The synthesis of 3-penten-2-ol from 2-butenal involves several crucial steps. First, methylmagnesium iodide adds to 2-butenal in a Grignard reaction to produce an alkoxide intermediate. This crucial step results in a new carbon-carbon bond being established.
Once the alkoxide has formed, the next pivotal step is hydrolysis. By treating the alkoxide with dilute sulfuric acid, it undergoes a transformation to yield 3-penten-2-ol. This conversion is a textbook example of turning an organometallic intermediate into a valuable organic alcohol product. 3-penten-2-ol finds application in various organic synthesis reactions, serving as a versatile precursor and reactant.

In organic synthesis, especially with Grignard reactions, side reactions are a common challenge. During the synthesis of 3-penten-2-ol, impurities often form during the purification stage. For instance, when attempting to distill the ether solution of 3-penten-2-ol, unwanted reactions can lead to side products like 1,3-pentadiene and di(1-methyl-2-butenyl) ether.
These side products arise due to dehydration and further reactions of the alcohol. For example, 1,3-pentadiene forms when the alcohol undergoes dehydration, releasing water and forming a conjugated diene. Similarly, di(1-methyl-2-butenyl) ether results from etherification of the alcohol. Therefore, understanding and controlling these reactions by adjusting distillation conditions can help in minimizing their impact, ensuring a purer product.

Hydrolysis of alkoxides is the process where alkoxide ions are converted into alcohols. This conversion is crucial in the preparation of many organic compounds. In the reaction between methylmagnesium iodide and 2-butenal, once the alkoxide intermediate is formed, hydrolysis becomes the next essential step.

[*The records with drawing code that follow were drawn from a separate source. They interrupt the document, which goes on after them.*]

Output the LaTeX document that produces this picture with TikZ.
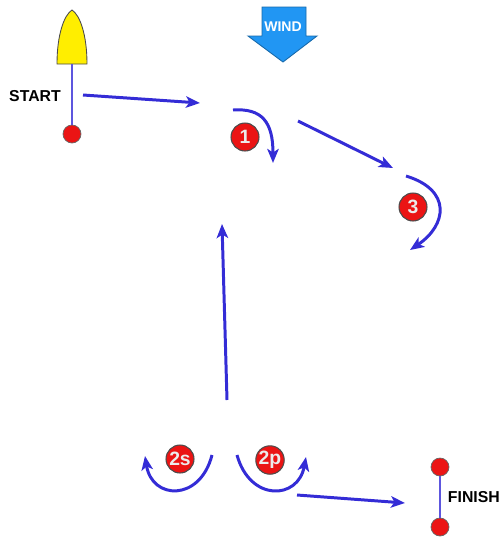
\documentclass[tikz,border=0pt]{standalone}
\usepackage{fontspec}
\setmainfont{Liberation Sans}
\usepackage{xcolor}
\usepackage{tikz}
\usetikzlibrary{arrows.meta,positioning,calc}

\definecolor{course}{RGB}{52,44,214}
\definecolor{mark}{RGB}{235,20,20}
\definecolor{boat}{RGB}{255,238,0}
\definecolor{windblue}{RGB}{33,150,243}

\begin{document}
\begin{tikzpicture}[x=0.02cm,y=-0.02cm,
        leg/.style={course, line width=1.7pt, -{Stealth[length=8pt,width=6.5pt,inset=2pt]}},
        buoy/.style={circle, fill=mark, draw=black!70, line width=0.6pt, minimum size=0.56cm, inner sep=0pt,
            text=gray!15, font=\bfseries\fontsize{11}{11}\selectfont},
        pin/.style={circle, fill=mark, draw=black!60, line width=0.4pt, minimum size=0.36cm, inner sep=0pt},
        label/.style={font=\bfseries\fontsize{9}{10}\selectfont}]
        \useasboundingbox (0,0) rectangle (503,538);

        % wind
        \draw[fill=windblue, draw=windblue!70!black, line width=0.5pt]
            (262,7) -- (306,7) -- (306,36) -- (317,36) -- (283,62) -- (248,36) -- (262,36) -- cycle;
        \node[text=white, font=\bfseries\fontsize{8}{8}\selectfont] (wind) at (283,27) {WIND};

        % start line
        \draw[fill=boat, draw=black!70, line width=0.5pt]
            (57,64) .. controls (57,35) and (64,15) .. (72,10) .. controls (80,15) and (87,35) .. (87,64) -- cycle;
        \coordinate (boat) at (72,64);
        \node[pin] (sp) at (72,134) {};
        \draw[course!80, line width=0.6pt] (boat) -- (sp);
        \node[label] (start) at (35,96) {START};

        % finish line
        \node[pin] (f1) at (440,467) {};
        \node[pin] (f2) at (440,527) {};
        \draw[course!80, line width=0.6pt] (f1) -- (f2);
        \node[label, right=1pt of $(f1)!0.5!(f2)$] (finish) {FINISH};

        % marks
        \node[buoy] (m1) at (245,137) {1};
        \node[buoy] (m3) at (413,207) {3};
        \node[buoy] (m2s) at (180,459) {2s};
        \node[buoy] (m2p) at (270,460) {2p};

        % legs
        \coordinate (a0) at (83,95);   \coordinate (a1) at (200,103);
        \coordinate (b0) at (298,121); \coordinate (b1) at (393,168);
        \coordinate (c0) at (227,400); \coordinate (c1) at (222,224);
        \coordinate (d0) at (297,495); \coordinate (d1) at (405,503);
        \draw[leg] (a0) -- (a1);
        \draw[leg] (b0) -- (b1);
        \draw[leg] (c0) -- (c1);
        \draw[leg] (d0) -- (d1);

        % roundings
        \draw[leg] (233,110) .. controls (262,108) and (273,122) .. (273,163); % 1
        \draw[leg] (406,176) .. controls (452,190) and (447,225) .. (410,250); % 3
        \draw[leg] (212,455) .. controls (200,502) and (152,500) .. (145,456); % 2s
        \draw[leg] (237,455) .. controls (250,502) and (298,500) .. (306,457); % 2p
    \end{tikzpicture}
\end{document}
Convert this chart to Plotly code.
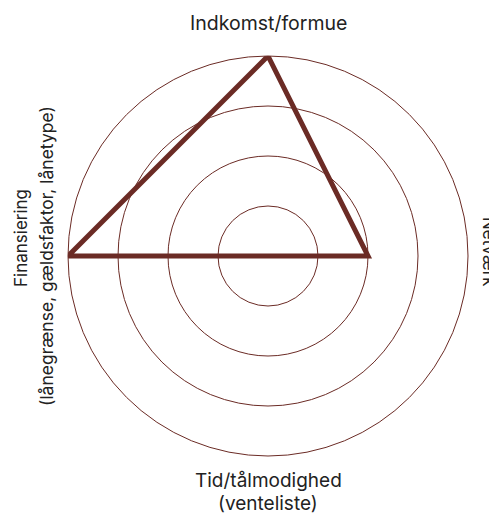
import plotly.graph_objects as go

categories = ["Indkomst/formue", "Netværk", "Tid/tålmodighed (venteliste)",
              "Finansiering (lånegrænse, gældsfaktor, lånetype)"]
label_lines = [["Indkomst/formue"], ["Netværk"],
               ["Tid/tålmodighed", "(venteliste)"],
               ["Finansiering", "(lånegrænse, gældsfaktor, lånetype)"]]
values = [4, 2, 0, 4]
grid_levels = [1, 2, 3, 4]

W, H = 497, 514
brown = "#6b2b25"
OFF = 8  # page body margin

theta = categories + [categories[0]]
r = values + [values[0]]

cx, cy, R = 268 - OFF, 256 - OFF, 200

fig = go.Figure()
fig.add_trace(go.Scatterpolar(
    r=r, theta=theta, mode="lines",
    line=dict(color=brown, width=5),
    hoverinfo="skip", showlegend=False,
))


def px(x):
    return (x - OFF) / W


def py(y):
    return 1 - (y - OFF) / H


def ann(text, x, y, angle=0, size=17):
    return dict(text=text, x=px(x), y=py(y), xref="paper", yref="paper",
                showarrow=False, xanchor="center", yanchor="middle", textangle=angle,
                font=dict(size=size))


annotations = [
    ann(label_lines[0][0], 268, 23, size=19.5),
    ann(label_lines[1][0], 489, 252, 90, size=17),
    ann(label_lines[2][0], 268, 480, size=19),
    ann(label_lines[2][1], 268, 503, size=19),
    ann(label_lines[3][0], 21, 238, -90, size=17),
    ann(label_lines[3][1], 46, 256, -90, size=17.5),
]

fig.update_layout(
    width=W, height=H,
    margin=dict(l=0, r=0, t=0, b=0),
    paper_bgcolor="white",
    plot_bgcolor="white",
    font=dict(family="Inter, sans-serif", size=17, color="#222222"),
    polar=dict(
        domain=dict(x=[(cx - R) / W, (cx + R) / W], y=[1 - (cy + R) / H, 1 - (cy - R) / H]),
        bgcolor="white",
        radialaxis=dict(range=[0, 4], tickvals=grid_levels, showticklabels=False,
                        showline=False, ticks="", gridcolor=brown, gridwidth=1),
        angularaxis=dict(rotation=90, direction="clockwise", showgrid=False,
                         showline=True, linecolor=brown, linewidth=1,
                         showticklabels=False, ticks="",
                         categoryorder="array", categoryarray=categories),
    ),
    annotations=annotations,
)

fig.write_html("out.html")
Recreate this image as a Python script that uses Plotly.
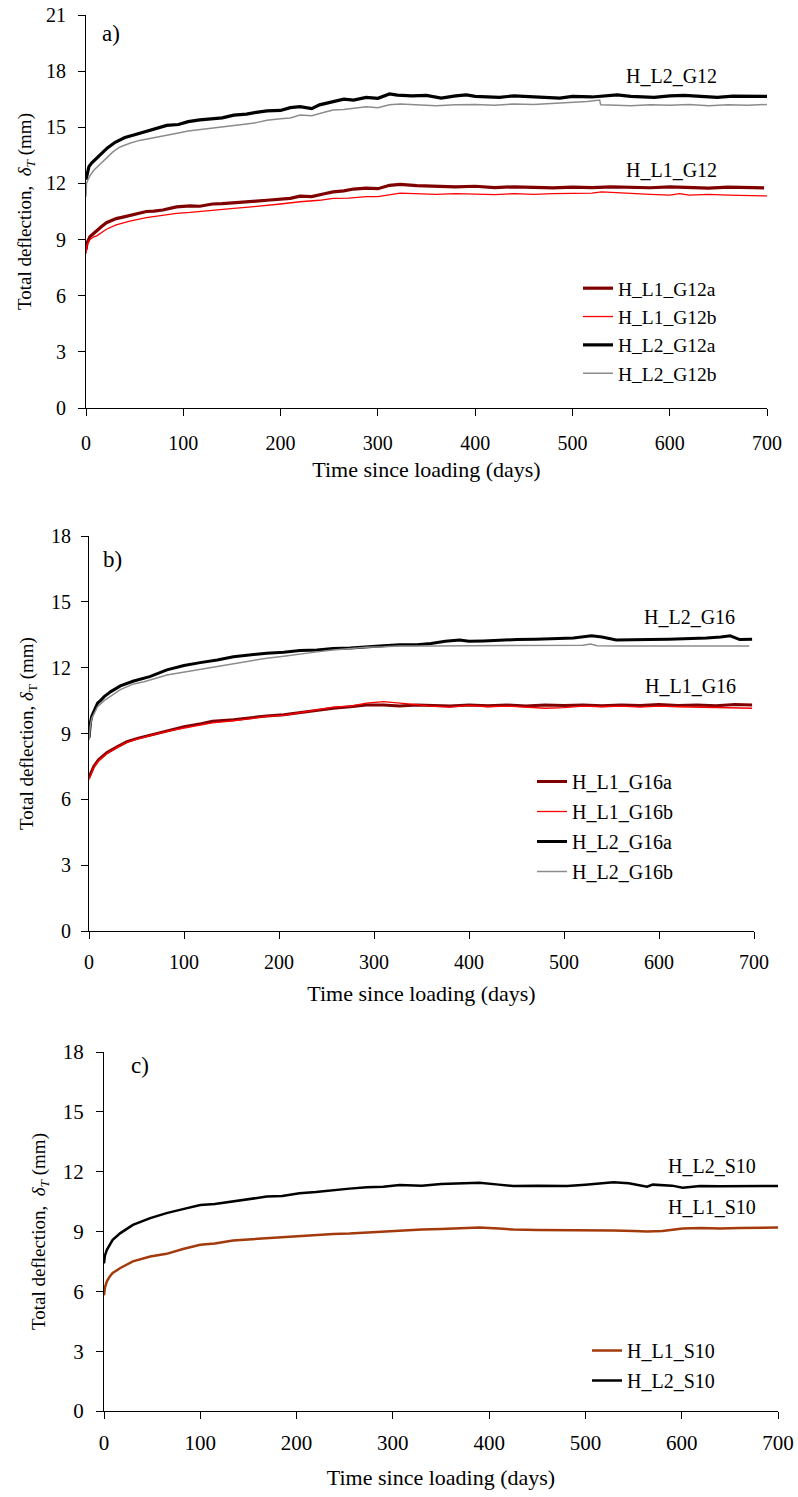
import plotly.graph_objects as go

W, H = 798, 1497
FONT = "Liberation Serif, Times New Roman, serif"

# ---------------- Panel a data ----------------
a_L2a_days = [0, 1, 3, 6, 11, 16, 22, 30, 40, 50, 60, 70, 83, 95, 105, 117, 130, 140, 152, 165, 175, 186, 200, 210, 220, 232, 240, 254, 265, 275, 288, 300, 312, 320, 335, 350, 365, 380, 391, 400, 425, 440, 460, 487, 500, 520, 546, 560, 584, 600, 615, 630, 649, 665, 680, 700]
a_L2a_vals = [12.2, 12.5, 12.9, 13.1, 13.35, 13.6, 13.9, 14.2, 14.45, 14.6, 14.75, 14.9, 15.1, 15.15, 15.3, 15.4, 15.45, 15.5, 15.65, 15.7, 15.8, 15.88, 15.9, 16.05, 16.1, 16.0, 16.2, 16.35, 16.5, 16.45, 16.6, 16.55, 16.78, 16.72, 16.68, 16.7, 16.56, 16.68, 16.73, 16.65, 16.6, 16.68, 16.64, 16.56, 16.65, 16.62, 16.73, 16.65, 16.6, 16.68, 16.7, 16.64, 16.6, 16.66, 16.64, 16.65]

a_L2b_days = [0, 0.5, 2, 4, 8, 11, 16, 21, 28, 35, 45, 55, 66, 75, 83, 95, 105, 117, 130, 140, 152, 165, 175, 186, 200, 210, 220, 232, 245, 254, 265, 275, 288, 300, 312, 323, 340, 360, 380, 400, 420, 440, 460, 480, 500, 515, 528, 529, 545, 560, 580, 600, 620, 640, 660, 680, 700]
a_L2b_vals = [11.3, 12.0, 12.2, 12.4, 12.7, 12.85, 13.1, 13.35, 13.7, 13.95, 14.15, 14.3, 14.42, 14.5, 14.6, 14.7, 14.8, 14.87, 14.95, 15.0, 15.1, 15.18, 15.25, 15.38, 15.45, 15.5, 15.65, 15.62, 15.8, 15.92, 15.95, 16.0, 16.1, 16.05, 16.2, 16.24, 16.2, 16.15, 16.2, 16.22, 16.18, 16.25, 16.22, 16.28, 16.3, 16.38, 16.46, 16.2, 16.18, 16.15, 16.2, 16.18, 16.22, 16.15, 16.2, 16.18, 16.22]

a_L1a_days = [0, 1, 4, 8, 11, 16, 21, 26, 31, 38, 45, 55, 62, 70, 79, 93, 107, 117, 130, 140, 152, 165, 175, 186, 200, 210, 220, 232, 245, 254, 265, 275, 288, 300, 312, 323, 340, 360, 380, 400, 420, 440, 460, 480, 500, 520, 540, 560, 580, 600, 620, 640, 660, 680, 697]
a_L1a_vals = [8.45, 8.8, 9.15, 9.35, 9.5, 9.7, 9.9, 10.0, 10.12, 10.2, 10.3, 10.42, 10.5, 10.52, 10.58, 10.75, 10.8, 10.78, 10.9, 10.92, 10.95, 11.0, 11.05, 11.1, 11.15, 11.2, 11.32, 11.3, 11.45, 11.55, 11.6, 11.7, 11.75, 11.72, 11.9, 11.95, 11.88, 11.85, 11.82, 11.85, 11.78, 11.82, 11.8, 11.76, 11.8, 11.78, 11.82, 11.8, 11.77, 11.82, 11.8, 11.75, 11.8, 11.78, 11.76]

a_L1b_days = [0, 1, 4, 8, 11, 16, 21, 31, 45, 62, 79, 93, 107, 117, 130, 152, 170, 186, 200, 220, 240, 254, 270, 288, 300, 323, 340, 360, 380, 400, 420, 440, 460, 480, 500, 520, 530, 540, 560, 580, 600, 610, 620, 640, 660, 680, 700]
a_L1b_vals = [8.25, 8.7, 9.0, 9.15, 9.2, 9.4, 9.55, 9.78, 9.99, 10.17, 10.28, 10.4, 10.45, 10.49, 10.55, 10.67, 10.75, 10.85, 10.9, 11.02, 11.1, 11.2, 11.22, 11.29, 11.3, 11.48, 11.45, 11.42, 11.45, 11.42, 11.4, 11.45, 11.42, 11.45, 11.47, 11.48, 11.55, 11.52, 11.45, 11.42, 11.38, 11.45, 11.38, 11.42, 11.38, 11.35, 11.33]

# ---------------- Panel b data ----------------
b_L2a_days = [0, 0.5, 1.5, 3, 5, 9, 12, 16, 23, 33, 47, 64, 82, 100, 117, 135, 152, 170, 187, 205, 222, 240, 257, 275, 292, 310, 327, 345, 360, 375, 390, 400, 415, 433, 450, 470, 490, 510, 529, 540, 555, 573, 590, 610, 630, 650, 665, 675, 685, 698]
b_L2a_vals = [8.8, 9.2, 9.5, 9.8, 10.0, 10.38, 10.5, 10.68, 10.91, 11.17, 11.39, 11.59, 11.9, 12.1, 12.23, 12.35, 12.5, 12.6, 12.66, 12.7, 12.78, 12.8, 12.87, 12.9, 12.96, 13.0, 13.04, 13.05, 13.1, 13.2, 13.26, 13.2, 13.22, 13.26, 13.28, 13.3, 13.32, 13.35, 13.45, 13.4, 13.26, 13.26, 13.28, 13.3, 13.32, 13.35, 13.4, 13.45, 13.28, 13.3]

b_L2b_days = [0, 0.5, 1.5, 3, 5, 9, 16, 25, 33, 47, 58, 82, 100, 117, 135, 152, 170, 187, 205, 222, 240, 257, 275, 292, 310, 327, 360, 400, 450, 500, 520, 528, 535, 560, 600, 650, 695]
b_L2b_vals = [8.7, 9.1, 9.4, 9.7, 9.9, 10.22, 10.5, 10.76, 11.0, 11.26, 11.36, 11.67, 11.8, 11.93, 12.05, 12.17, 12.3, 12.43, 12.52, 12.63, 12.72, 12.81, 12.88, 12.93, 12.95, 12.99, 12.99, 13.0, 13.0, 13.0, 13.02, 13.08, 13.0, 12.99, 13.0, 12.99, 12.99]

b_L1_days = [0, 2, 5, 10, 19, 30, 40, 51, 65, 82, 100, 118, 130, 152, 170, 187, 205, 222, 240, 257, 275, 292, 310, 327, 345, 360, 380, 400, 420, 440, 460, 480, 500, 520, 540, 560, 580, 600, 620, 640, 660, 680, 698]
b_L1a_vals = [7.0, 7.2, 7.5, 7.8, 8.13, 8.4, 8.63, 8.78, 8.93, 9.13, 9.31, 9.45, 9.56, 9.63, 9.72, 9.8, 9.85, 9.95, 10.08, 10.15, 10.22, 10.3, 10.3, 10.25, 10.3, 10.28, 10.25, 10.3, 10.27, 10.3, 10.25, 10.3, 10.28, 10.3, 10.26, 10.3, 10.28, 10.32, 10.28, 10.3, 10.27, 10.32, 10.3]
b_L1b_vals = [6.9, 7.1, 7.45, 7.75, 8.1, 8.38, 8.6, 8.75, 8.9, 9.1, 9.25, 9.38, 9.48, 9.58, 9.7, 9.78, 9.83, 9.95, 10.1, 10.2, 10.25, 10.38, 10.45, 10.4, 10.32, 10.25, 10.2, 10.28, 10.22, 10.25, 10.2, 10.15, 10.18, 10.25, 10.22, 10.25, 10.2, 10.25, 10.22, 10.2, 10.18, 10.15, 10.15]

# ---------------- Panel c data ----------------
c_L2_days = [0, 1, 3, 6, 9, 17, 30, 48, 65, 82, 100, 115, 134, 150, 169, 185, 203, 220, 238, 255, 273, 290, 307, 330, 350, 370, 390, 410, 425, 450, 481, 500, 515, 529, 545, 564, 570, 590, 601, 619, 640, 660, 680, 700]
c_L2_vals = [7.4, 7.8, 8.08, 8.35, 8.58, 8.92, 9.33, 9.67, 9.92, 10.12, 10.33, 10.38, 10.5, 10.6, 10.75, 10.78, 10.92, 10.98, 11.08, 11.15, 11.22, 11.25, 11.33, 11.3, 11.38, 11.4, 11.45, 11.35, 11.28, 11.3, 11.28, 11.35, 11.42, 11.47, 11.42, 11.25, 11.35, 11.3, 11.2, 11.28, 11.27, 11.28, 11.28, 11.28]

c_L1_days = [0, 1, 3, 6, 9, 17, 30, 48, 65, 82, 100, 115, 134, 150, 169, 185, 203, 220, 238, 255, 273, 290, 307, 330, 350, 370, 390, 410, 425, 450, 481, 500, 529, 550, 564, 580, 601, 620, 640, 660, 680, 700]
c_L1_vals = [5.8, 6.2, 6.5, 6.75, 6.92, 7.17, 7.5, 7.75, 7.88, 8.12, 8.33, 8.4, 8.55, 8.6, 8.67, 8.7, 8.78, 8.8, 8.88, 8.9, 8.95, 8.98, 9.05, 9.1, 9.12, 9.15, 9.2, 9.15, 9.1, 9.08, 9.08, 9.06, 9.05, 9.02, 9.0, 9.02, 9.15, 9.18, 9.15, 9.17, 9.2, 9.2]

x_ticks = [0, 100, 200, 300, 400, 500, 600, 700]

DARKRED = "#800000"
RED = "#FF0000"
BLACK = "#000000"
GREY = "#8C8C8C"
BROWN = "#A33A0C"

fig = go.Figure()

def add(x, y, name, color, width, xa, ya, legend):
    fig.add_trace(go.Scatter(x=x, y=y, name=name, mode="lines",
                             line=dict(color=color, width=width),
                             xaxis=xa, yaxis=ya, legend=legend,
                             legendgroup=name))

add(a_L1a_days, a_L1a_vals, "H_L1_G12a", DARKRED, 3.2, "x", "y", "legend")
add(a_L1b_days, a_L1b_vals, "H_L1_G12b", RED, 1.3, "x", "y", "legend")
add(a_L2a_days, a_L2a_vals, "H_L2_G12a", BLACK, 3.2, "x", "y", "legend")
add(a_L2b_days, a_L2b_vals, "H_L2_G12b", GREY, 1.5, "x", "y", "legend")

add(b_L1_days, b_L1a_vals, "H_L1_G16a", DARKRED, 3.0, "x2", "y2", "legend2")
add(b_L1_days, b_L1b_vals, "H_L1_G16b", RED, 1.3, "x2", "y2", "legend2")
add(b_L2a_days, b_L2a_vals, "H_L2_G16a", BLACK, 3.0, "x2", "y2", "legend2")
add(b_L2b_days, b_L2b_vals, "H_L2_G16b", GREY, 1.5, "x2", "y2", "legend2")

add(c_L1_days, c_L1_vals, "H_L1_S10", BROWN, 2.5, "x3", "y3", "legend3")
add(c_L2_days, c_L2_vals, "H_L2_S10", BLACK, 2.5, "x3", "y3", "legend3")


def px_x(x):
    return x / W


def px_y(y):
    return 1 - y / H


titlefont = dict(family=FONT, size=22, color="black")
ytitlefont = dict(family=FONT, size=19, color="black")


def xaxis(dom, anchor, standoff, tls, tsize=20):
    return dict(domain=dom, anchor=anchor, range=[0, 700], tickvals=x_ticks,
                showline=True, linecolor="black", linewidth=1,
                ticks="outside", ticklen=7, tickcolor="black", tickwidth=1,
                showgrid=False, zeroline=False, automargin=False,
                tickfont=dict(family=FONT, size=tsize, color="black"),
                ticklabelstandoff=tls,
                title=dict(text="Time since loading (days)", font=titlefont,
                           standoff=standoff))


def yaxis(dom, anchor, top, title, standoff, tls, tsize=20):
    return dict(domain=dom, anchor=anchor, range=[0, top], dtick=3, tick0=0,
                showline=True, linecolor="black", linewidth=1,
                ticks="outside", ticklen=7, tickcolor="black", tickwidth=1,
                showgrid=False, zeroline=False, automargin=False,
                tickfont=dict(family=FONT, size=tsize, color="black"),
                ticklabelstandoff=tls,
                title=dict(text=title, font=ytitlefont, standoff=standoff))


yt_it = "Total deflection,  <i>δ<sub>T</sub></i> (mm)"
yt_up = "Total deflection, <i>δ</i><sub>T</sub> (mm)"

legfont = dict(family=FONT, size=20, color="black")

fig.update_layout(
    width=W, height=H,
    margin=dict(l=0, r=0, t=0, b=0, autoexpand=False),
    paper_bgcolor="white", plot_bgcolor="white",
    font=dict(family=FONT, color="black"),
    xaxis=xaxis([px_x(86), px_x(767)], "y", 8, 10),
    yaxis=yaxis([px_y(408), px_y(15)], "x", 21, yt_it, 9, 8),
    xaxis2=xaxis([px_x(89), px_x(754)], "y2", 13, 6),
    yaxis2=yaxis([px_y(931), px_y(536)], "x2", 18, yt_up, 12, 6),
    xaxis3=xaxis([px_x(104), px_x(778)], "y3", 15, 6, 21),
    yaxis3=yaxis([px_y(1411), px_y(1052)], "x3", 18, yt_it, 12, 8, 21),
    legend=dict(x=px_x(578), y=px_y(269), xanchor="left", yanchor="top",
                font=dict(family=FONT, size=19.5, color="black"),
                bgcolor="rgba(0,0,0,0)", traceorder="grouped", tracegroupgap=0),
    legend2=dict(x=px_x(532), y=px_y(762), xanchor="left", yanchor="top",
                 font=legfont,
                 bgcolor="rgba(0,0,0,0)", traceorder="grouped", tracegroupgap=1),
    legend3=dict(x=px_x(587), y=px_y(1331), xanchor="left", yanchor="top",
                 font=legfont,
                 bgcolor="rgba(0,0,0,0)", traceorder="grouped", tracegroupgap=1),
    showlegend=True,
)

labels = [
    ("a)", 111, 33, 23), ("b)", 112, 559, 23), ("c)", 140, 1065, 23),
    ("H_L2_G12", 671, 76, 20), ("H_L1_G12", 671, 170, 20),
    ("H_L2_G16", 689, 617, 20), ("H_L1_G16", 690, 686, 20),
    ("H_L2_S10", 712, 1166, 20), ("H_L1_S10", 712, 1207, 20),
]
for text, x, y, s in labels:
    fig.add_annotation(text=text, xref="paper", yref="paper",
                       x=px_x(x), y=px_y(y), xanchor="center", yanchor="middle",
                       showarrow=False, font=dict(family=FONT, size=s, color="black"))

fig.write_html("out.html")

During hydrolysis, the alkoxide is treated with water, often in the presence of an acid like dilute sulfuric acid, promoting the liberation of the alcohol and the formation of inorganic byproducts such as magnesium hydroxide. This stage stabilizes the molecule by replacing the magnesium halide bond with a more stable hydroxyl group, yielding the desired alcohol, 3-penten-2-ol. Understanding this step is crucial to mastering organic synthesis, as it determines the yield and purity of the final product.